Derivatives are generally regarded as a very risky investment. Then why is it that the derivative funds are said to be a safe investment with low risk of capital erosion?
- Amrit Lal
The derivatives were originally launched as risk-management instruments. But it is true that if used inappropriately, they are capable of delivering huge losses to an investor. If derivatives are used for hedging purposes (which is what the mutual funds do), they become an effective tool to restrict, or even eliminate the downside of your equity investments. But if you take an unhedged position in derivatives (which is what most of the investors do), then the losses can get magnified if the markets fall.

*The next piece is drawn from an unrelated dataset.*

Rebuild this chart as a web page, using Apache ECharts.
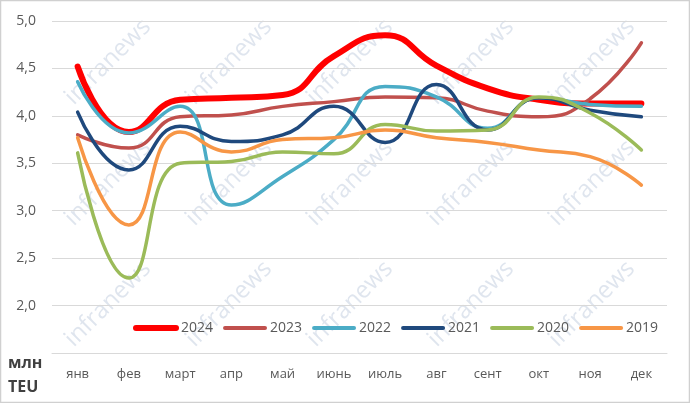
<!DOCTYPE html>
<html>
<head>
<meta charset="utf-8">
<script src="https://cdn.jsdelivr.net/npm/echarts@6/dist/echarts.min.js"></script>
<style>
  html, body { margin: 0; padding: 0; background: #fff; }
  #chart { width: 690px; height: 403px; }
</style>
</head>
<body>
<div id="chart"></div>
<script>
const months = ["янв", "фев", "март", "апр", "май", "июнь", "июль", "авг", "сент", "окт", "ноя", "дек"];

const y2024 = [4.52, 3.83, 4.17, 4.19, 4.22, 4.63, 4.85, 4.53, 4.29, 4.17, 4.13, 4.13];
const y2023 = [3.80, 3.66, 3.99, 4.01, 4.10, 4.15, 4.20, 4.19, 4.05, 3.99, 4.18, 4.77];
const y2022 = [4.36, 3.82, 4.10, 3.06, 3.36, 3.75, 4.31, 4.20, 3.87, 4.19, 4.12, 4.10];
const y2021 = [4.04, 3.43, 3.89, 3.73, 3.80, 4.10, 3.72, 4.33, 3.85, 4.19, 4.06, 3.99];
const y2020 = [3.61, 2.29, 3.50, 3.52, 3.62, 3.60, 3.91, 3.84, 3.85, 4.20, 4.03, 3.64];
const y2019 = [3.77, 2.85, 3.83, 3.62, 3.75, 3.77, 3.85, 3.77, 3.72, 3.64, 3.57, 3.27];

const seriesDefs = [
  { name: "2024", data: y2024, color: "#FF0000", width: 6 },
  { name: "2023", data: y2023, color: "#C0504D", width: 3.5 },
  { name: "2022", data: y2022, color: "#4BACC6", width: 3.5 },
  { name: "2021", data: y2021, color: "#1F497D", width: 3.5 },
  { name: "2020", data: y2020, color: "#9BBB59", width: 3.5 },
  { name: "2019", data: y2019, color: "#F79646", width: 3.5 }
];

// watermark tiles
const marks = [];
for (let i = 0; i < 5; i++) {
  for (let j = 0; j < 3; j++) {
    marks.push({
      type: "text",
      x: 108 + 121 * i,
      y: 62 + 121 * j,
      rotation: Math.PI / 4,
      z: 0,
      silent: true,
      style: {
        text: "infranews",
        fill: "rgba(175,190,212,0.4)",
        font: "24px 'Open Sans'",
        align: "center",
        verticalAlign: "middle"
      }
    });
  }
}

const chart = echarts.init(document.getElementById("chart"));

const option = {
  backgroundColor: "#fff",
  animation: false,
  grid: {
    left: 52,
    right: 23,
    top: 21,
    bottom: 50
  },
  legend: {
    left: 128,
    top: 316,
    itemWidth: 40,
    itemHeight: 14,
    itemGap: 10,
    textStyle: {
      fontFamily: "Open Sans",
      fontSize: 14,
      color: "#595959"
    },
    itemStyle: { color: "rgba(0,0,0,0)", borderWidth: 0, opacity: 0 },
    lineStyle: { width: 4, cap: "round" },
    data: seriesDefs.map(s => ({
      name: s.name,
      lineStyle: { width: s.name === "2024" ? 6 : 4, cap: "round" }
    }))
  },
  xAxis: {
    type: "category",
    data: months,
    boundaryGap: true,
    axisLine: { lineStyle: { color: "#d9d9d9", width: 1 } },
    axisTick: { show: false },
    axisLabel: {
      fontFamily: "Open Sans",
      fontSize: 13,
      color: "#595959",
      margin: 15
    }
  },
  yAxis: {
    type: "value",
    min: 1.5,
    max: 5,
    interval: 0.5,
    axisLine: { show: false },
    axisTick: { show: false },
    splitLine: { lineStyle: { color: "#d9d9d9", width: 1 } },
    axisLabel: {
      fontFamily: "Open Sans",
      fontSize: 14,
      color: "#595959",
      margin: 16,
      formatter: v => (v < 1.9 ? "" : v.toFixed(1).replace(".", ","))
    }
  },
  graphic: [
    {
      type: "rect",
      z: 100,
      silent: true,
      shape: { x: 0.5, y: 0.5, width: 689, height: 402 },
      style: { fill: "none", stroke: "#d0d0d0", lineWidth: 1.5 }
    },
    {
      type: "text",
      left: 8,
      top: 351,
      silent: true,
      style: {
        text: "млн\nTEU",
        fill: "#404040",
        font: "bold 16px 'Open Sans'",
        lineHeight: 24,
        align: "center"
      }
    }
  ].concat(marks),
  series: seriesDefs.map(s => ({
    name: s.name,
    type: "line",
    data: s.data,
    smooth: true,
    symbol: "none",
    color: s.color,
    lineStyle: { width: s.width, color: s.color, cap: "round" }
  }))
};

chart.setOption(option);
</script>
</body>
</html>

Derivative instruments are traded in lots (each lot is called a contract) and the rupee value of each lot is Rs 2 lakh or more. And unlike shares, you are not required to pay the full amount to buy a derivative contract. You can do that simply by paying a 15-20 per cent margin. For example, at 15 per cent margin, you can buy a futures contract worth Rs 2 lakh by paying only Rs 30,000. Many investors see this as a wonderful prospect to make quick money by making little investment. To illustrate, if this futures contract appreciates by 10 per cent, the investor will earn Rs 20,000. This translates into a whopping 67 per cent returns on his actual investment of Rs 30,000. This lure of making quick money attracts a lot of knaïve investors towards derivatives. But on the contrary, if the value of futures contract drops by 10 per cent, then it can also inflict a 67 per cent loss to your investment. Therefore derivatives can become a high risk-high return proposition if you take unhedged positions in them.
But mutual funds usually use derivatives to hedge their portfolios. This means that if the markets go up, the fund's gains will be restricted, and if the markets fall, the fund will lose less. This makes such funds a low-risk low-return proposition.